Most of us are familiar with the starting systems in our cars. Electrical power is stored in a battery, and an alternator keeps the battery charged when the engine is running. Activating the car’s ignition switch creates a circuit that routes a surge of electrical power from the battery to a starter motor. There’s a little more to it, like solenoids, regulators, and such, but it’s a simple system that has remained relatively unchanged for decades.
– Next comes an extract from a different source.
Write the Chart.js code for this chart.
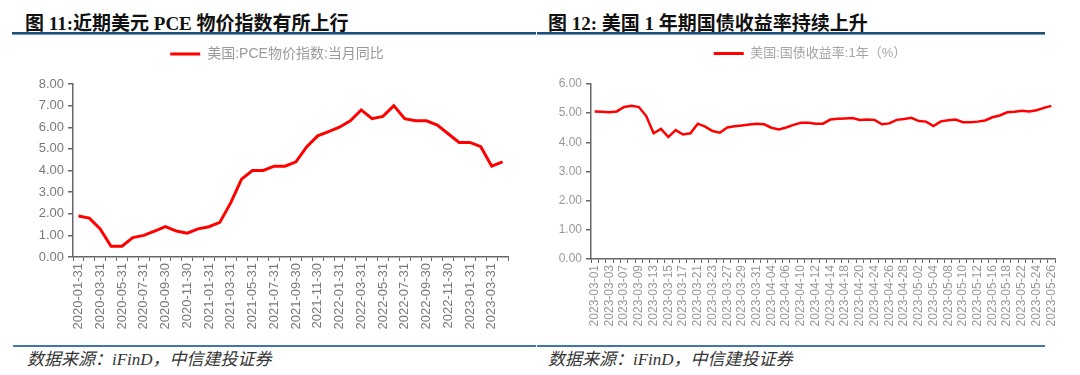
<!DOCTYPE html>
<html>
<head>
<meta charset="utf-8">
<script src="https://cdn.jsdelivr.net/npm/chart.js@4"></script>
<style>
  body { margin: 0; width: 1080px; height: 375px; background: #fff; position: relative; overflow: hidden; }
  .title { position: absolute; top: 8px; font: bold 19px "Liberation Serif", "Noto Sans CJK SC", serif; color: #111; white-space: nowrap; }
  .rule { position: absolute; height: 2px; background: #1f4e79; border-bottom: 1px solid #6a9acb; }
  .rule2 { position: absolute; height: 2px; background: #3f76ad; }
  .src { position: absolute; top: 345px; font: italic 17px "Liberation Serif", "Noto Sans CJK SC", serif; color: #333; white-space: nowrap; }
  canvas { position: absolute; top: 0; }
</style>
</head>
<body>
<div class="title" style="left:25px">图 11:近期美元 PCE 物价指数有所上行</div>
<div class="title" style="left:548px">图 12: 美国 1 年期国债收益率持续上升</div>
<div class="rule" style="left:12px; top:32px; width:524px"></div>
<div class="rule" style="left:537px; top:32px; width:508px"></div>

<canvas id="pce" width="540" height="345" style="left:0"></canvas>
<canvas id="yield" width="540" height="345" style="left:540px"></canvas>

<div class="rule2" style="left:13px; top:345px; width:523px"></div>
<div class="rule2" style="left:537px; top:345px; width:508px"></div>
<div class="src" style="left:27px">数据来源：iFinD，中信建投证券</div>
<div class="src" style="left:548px">数据来源：iFinD，中信建投证券</div>

<script>
// 图11: 美国 PCE 物价指数 当月同比 (%)
const pceDates = [
  '2020-01-31','2020-02-29','2020-03-31','2020-04-30','2020-05-31','2020-06-30','2020-07-31','2020-08-31',
  '2020-09-30','2020-10-31','2020-11-30','2020-12-31','2021-01-31','2021-02-28','2021-03-31','2021-04-30',
  '2021-05-31','2021-06-30','2021-07-31','2021-08-31','2021-09-30','2021-10-31','2021-11-30','2021-12-31',
  '2022-01-31','2022-02-28','2022-03-31','2022-04-30','2022-05-31','2022-06-30','2022-07-31','2022-08-31',
  '2022-09-30','2022-10-31','2022-11-30','2022-12-31','2023-01-31','2023-02-28','2023-03-31','2023-04-30'
];
const pceValues = [
  1.9, 1.8, 1.3, 0.5, 0.5, 0.9, 1.0, 1.2, 1.4, 1.2, 1.1, 1.3,
  1.4, 1.6, 2.5, 3.6, 4.0, 4.0, 4.2, 4.2, 4.4, 5.1, 5.6, 5.8,
  6.0, 6.3, 6.8, 6.4, 6.5, 7.0, 6.4, 6.3, 6.3, 6.1, 5.7, 5.3,
  5.3, 5.1, 4.2, 4.4
];
const pceLabel = '美国:PCE物价指数:当月同比';

// 图12: 美国 1 年期国债收益率 (%)
const yieldDates = [
  '2023-03-01','2023-03-02','2023-03-03','2023-03-06','2023-03-07','2023-03-08','2023-03-09','2023-03-10',
  '2023-03-13','2023-03-14','2023-03-15','2023-03-16','2023-03-17','2023-03-20','2023-03-21','2023-03-22',
  '2023-03-23','2023-03-24','2023-03-27','2023-03-28','2023-03-29','2023-03-30','2023-03-31','2023-04-03',
  '2023-04-04','2023-04-05','2023-04-06','2023-04-07','2023-04-10','2023-04-11','2023-04-12','2023-04-13',
  '2023-04-14','2023-04-17','2023-04-18','2023-04-19','2023-04-20','2023-04-21','2023-04-24','2023-04-25',
  '2023-04-26','2023-04-27','2023-04-28','2023-05-01','2023-05-02','2023-05-03','2023-05-04','2023-05-05',
  '2023-05-08','2023-05-09','2023-05-10','2023-05-11','2023-05-12','2023-05-15','2023-05-16','2023-05-17',
  '2023-05-18','2023-05-19','2023-05-22','2023-05-23','2023-05-24','2023-05-25','2023-05-26'
];
const yieldValues = [
  5.06, 5.05, 5.03, 5.06, 5.21, 5.25, 5.21, 4.90,
  4.31, 4.46, 4.18, 4.42, 4.27, 4.31, 4.64, 4.54,
  4.39, 4.33, 4.51, 4.55, 4.58, 4.61, 4.64, 4.62,
  4.50, 4.44, 4.51, 4.60, 4.67, 4.67, 4.64, 4.64,
  4.78, 4.81, 4.82, 4.83, 4.77, 4.78, 4.77, 4.62,
  4.65, 4.77, 4.80, 4.84, 4.73, 4.71, 4.56, 4.72,
  4.76, 4.78, 4.69, 4.69, 4.71, 4.75, 4.86, 4.92,
  5.03, 5.05, 5.08, 5.06, 5.10, 5.18, 5.25
];
const yieldLabel = '美国:国债收益率:1年（%）';

Chart.defaults.font.family = '"Liberation Sans", "Noto Sans CJK SC", sans-serif';
Chart.defaults.animation = false;

// fixes the legend block height and nudges it sideways, so the plot area
// and legend sit where the reference has them
function legendBox(h, dx) {
  return {
    id: 'legendBox',
    beforeInit(chart) {
      const fit = chart.legend.fit;
      chart.legend.fit = function () { fit.call(this); this.height = h; };
    },
    afterLayout(chart) {
      chart.legend.left += dx;
      chart.legend.right += dx;
    }
  };
}

function lineChart(id, cfg) {
  return new Chart(document.getElementById(id), {
    type: 'line',
    data: {
      labels: cfg.labels,
      datasets: [{
        label: cfg.name,
        data: cfg.values,
        borderColor: '#ff0000',
        backgroundColor: '#ff0000',
        borderWidth: cfg.lineW,
        pointRadius: 0,
        tension: 0,
        fill: false
      }]
    },
    options: {
      responsive: false,
      layout: { padding: cfg.pad },
      plugins: {
        tooltip: { enabled: false },
        legend: {
          labels: {
            boxWidth: 30,
            boxHeight: 3,
            padding: 10,
            color: cfg.legendColor,
            font: { size: cfg.legendFont },
            generateLabels(chart) {
              const items = Chart.defaults.plugins.legend.labels.generateLabels(chart);
              items.forEach(it => { it.lineWidth = 0; it.fillStyle = '#ff0000'; });
              return items;
            }
          }
        }
      },
      scales: {
        x: {
          offset: true,
          grid: { offset: true, drawOnChartArea: false, tickLength: 4, color: '#666', lineWidth: 1 },
          border: { color: '#666', width: 1.5 },
          ticks: {
            autoSkip: false, minRotation: 90, maxRotation: 90, padding: 2,
            color: cfg.tickColor, font: { size: cfg.xFont },
            callback(v, i) { return i % 2 === 0 ? this.getLabelForValue(v) : ''; }
          },
          afterFit(s) { s.height = cfg.xH; }
        },
        y: {
          min: 0, max: cfg.yMax,
          grid: { drawOnChartArea: false, tickLength: 5, color: '#666', lineWidth: 1.5 },
          border: { color: '#666', width: 1.5 },
          ticks: {
            stepSize: 1, padding: 4,
            color: cfg.tickColor, font: { size: cfg.yFont },
            callback: v => v.toFixed(2)
          },
          afterFit(s) { s.width = cfg.yW; }
        }
      }
    },
    plugins: [legendBox(cfg.legendH, cfg.legendDx)]
  });
}

lineChart('pce', {
  labels: pceDates, values: pceValues, name: pceLabel,
  lineW: 3, yMax: 8,
  pad: { left: 20, right: 32, top: 37, bottom: 0 },
  legendH: 47, legendDx: 13, legendFont: 14,
  xH: 88, yW: 53,
  xFont: 13, yFont: 13,
  tickColor: '#7a7a7a', legendColor: '#9a9a9a'
});

lineChart('yield', {
  labels: yieldDates, values: yieldValues, name: yieldLabel,
  lineW: 2.5, yMax: 6,
  pad: { left: 13, right: 25, top: 37, bottom: 0 },
  legendH: 47, legendDx: 6, legendFont: 13,
  xH: 86, yW: 38,
  xFont: 12, yFont: 12,
  tickColor: '#999', legendColor: '#a5a5a5'
});
</script>
</body>
</html>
The Coast Guard’s newest National Security Cutter, Munro, is 418 ft. long, and has a top speed in excess of 28 knots and a range of 12,000 nautical miles. Powered by a pair of 9,900-hp diesel engines and a 30,000-hp gas turbine engine, the Munro relies on non-electric starting systems to get it on the move.

Shortcomings of Electrics
But as simple as an electrical starting system is, several potential problems exist. Any of several contacts or connectors can corrode to prevent electrical power from reaching the starter motor. Extreme temperatures—hot or cold—can prevent the battery from providing enough power to start the engine. Plus, starter motors are designed only for intermittent duty. That’s because they’re expected to run for only a few seconds to start an engine. Once the engine is running, the starter motor may not be needed again for several minutes, hours, or days.

Malfunctions of the starting system in our personal vehicles are usually just an inconvenience. They may rob us of time or money, but they usually aren’t a major catastrophe. Starting problems in commercial vehicles can be more costly, but still can be dealt without any long-lasting effects. Not so with submarines, ships, marine equipment, and even mining and other land-based equipment.

The corrosive effects of marine environments make electrical starting systems less reliable. But perhaps more importantly, the electric motor and array of batteries needed to start an engine rated for thousands of hp would be impractical. No wonder, then, that the U.S. Navy, U.S. Coast Guard, and similar organizations use non-electric systems to prevent reliability problems.